Records with drawing code:
────────────────────

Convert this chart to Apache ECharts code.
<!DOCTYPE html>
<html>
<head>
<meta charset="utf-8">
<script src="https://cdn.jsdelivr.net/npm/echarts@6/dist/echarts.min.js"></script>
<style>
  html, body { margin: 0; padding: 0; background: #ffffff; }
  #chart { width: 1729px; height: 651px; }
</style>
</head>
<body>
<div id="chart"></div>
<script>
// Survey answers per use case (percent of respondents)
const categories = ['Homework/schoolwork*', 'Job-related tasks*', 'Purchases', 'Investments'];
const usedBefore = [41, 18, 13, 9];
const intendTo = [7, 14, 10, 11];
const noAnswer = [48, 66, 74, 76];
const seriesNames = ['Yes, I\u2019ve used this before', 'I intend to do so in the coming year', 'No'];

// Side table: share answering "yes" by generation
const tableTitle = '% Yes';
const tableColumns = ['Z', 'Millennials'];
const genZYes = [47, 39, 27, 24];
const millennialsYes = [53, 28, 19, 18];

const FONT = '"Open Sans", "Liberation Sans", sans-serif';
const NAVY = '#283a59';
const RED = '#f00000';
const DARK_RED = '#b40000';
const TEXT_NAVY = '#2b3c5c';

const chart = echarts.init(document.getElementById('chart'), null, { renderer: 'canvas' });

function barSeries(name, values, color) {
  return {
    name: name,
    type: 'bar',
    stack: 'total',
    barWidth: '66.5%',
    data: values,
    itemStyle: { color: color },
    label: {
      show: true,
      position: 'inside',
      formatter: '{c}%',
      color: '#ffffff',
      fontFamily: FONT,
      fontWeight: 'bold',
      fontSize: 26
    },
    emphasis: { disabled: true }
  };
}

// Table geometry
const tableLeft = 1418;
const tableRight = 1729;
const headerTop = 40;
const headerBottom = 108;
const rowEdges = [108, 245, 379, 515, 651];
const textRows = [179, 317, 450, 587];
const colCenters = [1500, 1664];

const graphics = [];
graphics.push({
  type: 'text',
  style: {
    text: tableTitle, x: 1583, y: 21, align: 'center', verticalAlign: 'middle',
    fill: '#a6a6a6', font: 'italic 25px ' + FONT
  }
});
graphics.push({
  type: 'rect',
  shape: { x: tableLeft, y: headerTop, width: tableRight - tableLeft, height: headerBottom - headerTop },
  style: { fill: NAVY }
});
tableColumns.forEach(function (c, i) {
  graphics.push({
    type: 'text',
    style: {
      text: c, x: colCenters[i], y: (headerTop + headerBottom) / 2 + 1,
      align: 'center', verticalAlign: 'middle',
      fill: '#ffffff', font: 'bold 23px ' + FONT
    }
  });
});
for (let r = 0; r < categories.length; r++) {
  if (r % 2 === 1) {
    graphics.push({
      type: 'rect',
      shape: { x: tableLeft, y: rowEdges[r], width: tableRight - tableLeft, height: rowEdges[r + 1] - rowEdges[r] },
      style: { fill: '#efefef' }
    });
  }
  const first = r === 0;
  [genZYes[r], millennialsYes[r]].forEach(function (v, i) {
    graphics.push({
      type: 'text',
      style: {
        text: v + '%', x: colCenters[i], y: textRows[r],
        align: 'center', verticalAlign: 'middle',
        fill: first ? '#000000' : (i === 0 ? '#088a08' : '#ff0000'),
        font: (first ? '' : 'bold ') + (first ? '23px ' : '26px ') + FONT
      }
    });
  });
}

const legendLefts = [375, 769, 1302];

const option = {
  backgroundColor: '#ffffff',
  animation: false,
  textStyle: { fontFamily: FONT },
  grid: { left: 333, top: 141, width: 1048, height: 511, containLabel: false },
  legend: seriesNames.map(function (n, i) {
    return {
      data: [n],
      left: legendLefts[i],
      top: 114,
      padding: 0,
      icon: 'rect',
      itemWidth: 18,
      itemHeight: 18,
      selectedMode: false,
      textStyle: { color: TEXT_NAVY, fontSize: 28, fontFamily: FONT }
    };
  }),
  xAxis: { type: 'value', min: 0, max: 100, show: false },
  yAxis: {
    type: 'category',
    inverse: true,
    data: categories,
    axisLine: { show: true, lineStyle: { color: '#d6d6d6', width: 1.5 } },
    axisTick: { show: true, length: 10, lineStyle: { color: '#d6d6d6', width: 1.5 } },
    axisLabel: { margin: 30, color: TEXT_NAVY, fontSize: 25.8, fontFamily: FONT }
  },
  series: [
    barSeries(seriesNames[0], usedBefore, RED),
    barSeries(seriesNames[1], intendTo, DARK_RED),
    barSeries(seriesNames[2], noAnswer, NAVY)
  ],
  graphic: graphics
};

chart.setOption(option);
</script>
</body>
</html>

────────────────────

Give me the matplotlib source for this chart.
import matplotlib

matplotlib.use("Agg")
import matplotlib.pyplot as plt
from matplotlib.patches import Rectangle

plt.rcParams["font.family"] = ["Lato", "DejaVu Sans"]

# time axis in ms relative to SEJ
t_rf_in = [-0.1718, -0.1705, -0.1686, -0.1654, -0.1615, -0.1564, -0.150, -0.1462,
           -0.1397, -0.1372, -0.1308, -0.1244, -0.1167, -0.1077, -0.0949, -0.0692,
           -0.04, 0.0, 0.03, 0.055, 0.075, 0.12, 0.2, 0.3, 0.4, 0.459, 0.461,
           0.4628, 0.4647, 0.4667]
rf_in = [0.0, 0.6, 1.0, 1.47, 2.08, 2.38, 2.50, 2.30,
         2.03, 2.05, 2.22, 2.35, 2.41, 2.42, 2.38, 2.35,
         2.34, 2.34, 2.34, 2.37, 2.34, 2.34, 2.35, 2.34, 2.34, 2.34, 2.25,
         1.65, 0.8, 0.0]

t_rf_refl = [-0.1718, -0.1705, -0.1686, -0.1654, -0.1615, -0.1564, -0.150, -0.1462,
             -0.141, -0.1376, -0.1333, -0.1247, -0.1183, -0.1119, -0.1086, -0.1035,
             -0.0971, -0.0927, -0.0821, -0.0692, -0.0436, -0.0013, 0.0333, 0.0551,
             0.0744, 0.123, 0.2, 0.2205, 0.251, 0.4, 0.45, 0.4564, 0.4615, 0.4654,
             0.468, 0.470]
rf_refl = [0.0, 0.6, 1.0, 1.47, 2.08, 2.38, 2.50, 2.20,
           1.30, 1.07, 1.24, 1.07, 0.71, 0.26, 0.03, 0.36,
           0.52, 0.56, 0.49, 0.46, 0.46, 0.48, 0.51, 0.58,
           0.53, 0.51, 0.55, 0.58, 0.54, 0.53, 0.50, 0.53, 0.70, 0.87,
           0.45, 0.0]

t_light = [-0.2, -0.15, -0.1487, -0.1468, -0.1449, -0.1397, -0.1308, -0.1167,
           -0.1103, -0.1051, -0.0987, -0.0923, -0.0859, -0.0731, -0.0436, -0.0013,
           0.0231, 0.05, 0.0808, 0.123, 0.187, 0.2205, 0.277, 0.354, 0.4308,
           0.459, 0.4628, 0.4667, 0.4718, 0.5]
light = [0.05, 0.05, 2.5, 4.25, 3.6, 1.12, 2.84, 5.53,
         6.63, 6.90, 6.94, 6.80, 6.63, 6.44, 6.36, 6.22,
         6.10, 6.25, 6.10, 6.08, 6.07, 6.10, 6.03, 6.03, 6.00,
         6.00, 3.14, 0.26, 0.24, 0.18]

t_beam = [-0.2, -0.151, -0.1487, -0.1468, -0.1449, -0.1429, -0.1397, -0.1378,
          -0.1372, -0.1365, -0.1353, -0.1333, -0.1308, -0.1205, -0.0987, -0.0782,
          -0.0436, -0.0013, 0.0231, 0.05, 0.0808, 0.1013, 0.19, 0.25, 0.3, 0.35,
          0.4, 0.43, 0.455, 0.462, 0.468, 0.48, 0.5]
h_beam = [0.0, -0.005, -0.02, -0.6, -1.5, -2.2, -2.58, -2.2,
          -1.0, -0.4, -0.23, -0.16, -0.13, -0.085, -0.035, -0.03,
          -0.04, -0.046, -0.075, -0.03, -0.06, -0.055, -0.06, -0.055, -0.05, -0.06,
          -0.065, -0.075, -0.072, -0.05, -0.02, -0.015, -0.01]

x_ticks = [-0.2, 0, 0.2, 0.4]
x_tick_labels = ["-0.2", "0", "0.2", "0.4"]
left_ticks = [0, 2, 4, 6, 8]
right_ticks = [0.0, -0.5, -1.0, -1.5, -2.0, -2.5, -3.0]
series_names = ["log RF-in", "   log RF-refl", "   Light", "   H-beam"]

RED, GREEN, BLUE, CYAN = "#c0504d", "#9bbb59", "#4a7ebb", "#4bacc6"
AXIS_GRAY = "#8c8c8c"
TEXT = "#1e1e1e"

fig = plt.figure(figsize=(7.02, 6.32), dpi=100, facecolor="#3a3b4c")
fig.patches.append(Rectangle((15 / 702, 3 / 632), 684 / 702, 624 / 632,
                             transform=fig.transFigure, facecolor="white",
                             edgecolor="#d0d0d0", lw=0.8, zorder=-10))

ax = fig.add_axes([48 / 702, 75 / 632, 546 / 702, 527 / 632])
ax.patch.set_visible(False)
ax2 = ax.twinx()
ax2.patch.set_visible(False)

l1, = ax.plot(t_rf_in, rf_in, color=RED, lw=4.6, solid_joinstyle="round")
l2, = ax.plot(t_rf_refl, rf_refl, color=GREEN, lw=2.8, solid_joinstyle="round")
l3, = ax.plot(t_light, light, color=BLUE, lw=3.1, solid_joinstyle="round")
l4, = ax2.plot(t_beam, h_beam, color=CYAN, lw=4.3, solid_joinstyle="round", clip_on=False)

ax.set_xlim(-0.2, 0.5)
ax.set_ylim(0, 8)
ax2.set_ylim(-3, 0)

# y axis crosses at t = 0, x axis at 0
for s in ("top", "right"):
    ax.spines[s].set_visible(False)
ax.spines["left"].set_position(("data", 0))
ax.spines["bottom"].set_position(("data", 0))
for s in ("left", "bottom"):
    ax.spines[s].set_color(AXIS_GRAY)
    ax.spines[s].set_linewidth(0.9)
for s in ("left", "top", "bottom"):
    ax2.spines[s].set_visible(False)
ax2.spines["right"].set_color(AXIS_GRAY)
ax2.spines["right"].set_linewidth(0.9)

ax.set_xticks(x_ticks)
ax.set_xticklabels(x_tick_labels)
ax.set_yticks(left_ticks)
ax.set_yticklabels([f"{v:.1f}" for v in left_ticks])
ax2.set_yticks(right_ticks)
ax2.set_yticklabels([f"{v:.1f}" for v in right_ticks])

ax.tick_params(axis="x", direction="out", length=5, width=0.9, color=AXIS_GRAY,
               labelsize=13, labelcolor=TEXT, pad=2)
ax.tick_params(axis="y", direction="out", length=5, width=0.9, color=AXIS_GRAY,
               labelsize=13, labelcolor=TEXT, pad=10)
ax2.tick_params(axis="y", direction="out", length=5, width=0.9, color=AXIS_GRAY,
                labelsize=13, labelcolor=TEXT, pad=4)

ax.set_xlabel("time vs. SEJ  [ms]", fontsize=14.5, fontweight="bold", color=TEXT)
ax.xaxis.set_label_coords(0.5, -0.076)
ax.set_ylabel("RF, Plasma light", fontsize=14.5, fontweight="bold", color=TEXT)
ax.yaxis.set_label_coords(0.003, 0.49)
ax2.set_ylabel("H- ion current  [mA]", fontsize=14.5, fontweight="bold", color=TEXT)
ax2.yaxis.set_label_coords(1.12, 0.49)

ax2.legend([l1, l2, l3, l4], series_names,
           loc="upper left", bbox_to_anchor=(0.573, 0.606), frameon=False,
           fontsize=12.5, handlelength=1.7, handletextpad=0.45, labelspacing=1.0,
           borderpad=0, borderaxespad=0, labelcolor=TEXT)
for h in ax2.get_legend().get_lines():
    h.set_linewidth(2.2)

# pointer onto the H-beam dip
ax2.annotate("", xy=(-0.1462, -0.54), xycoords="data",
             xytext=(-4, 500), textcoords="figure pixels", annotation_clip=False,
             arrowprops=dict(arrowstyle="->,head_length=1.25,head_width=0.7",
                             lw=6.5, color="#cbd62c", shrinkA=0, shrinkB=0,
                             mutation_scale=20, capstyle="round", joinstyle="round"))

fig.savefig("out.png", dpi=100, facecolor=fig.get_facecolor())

────────────────────

What you will do: Everything from the line containing "Convert this chart to Apache ECharts code." down to the line containing "const millennialsYes = [53, 28, 19, 18];" should be retyped exactly, both lines included, and nothing more.

Complete answer:
Convert this chart to Apache ECharts code.
<!DOCTYPE html>
<html>
<head>
<meta charset="utf-8">
<script src="https://cdn.jsdelivr.net/npm/echarts@6/dist/echarts.min.js"></script>
<style>
  html, body { margin: 0; padding: 0; background: #ffffff; }
  #chart { width: 1729px; height: 651px; }
</style>
</head>
<body>
<div id="chart"></div>
<script>
// Survey answers per use case (percent of respondents)
const categories = ['Homework/schoolwork*', 'Job-related tasks*', 'Purchases', 'Investments'];
const usedBefore = [41, 18, 13, 9];
const intendTo = [7, 14, 10, 11];
const noAnswer = [48, 66, 74, 76];
const seriesNames = ['Yes, I\u2019ve used this before', 'I intend to do so in the coming year', 'No'];

// Side table: share answering "yes" by generation
const tableTitle = '% Yes';
const tableColumns = ['Z', 'Millennials'];
const genZYes = [47, 39, 27, 24];
const millennialsYes = [53, 28, 19, 18];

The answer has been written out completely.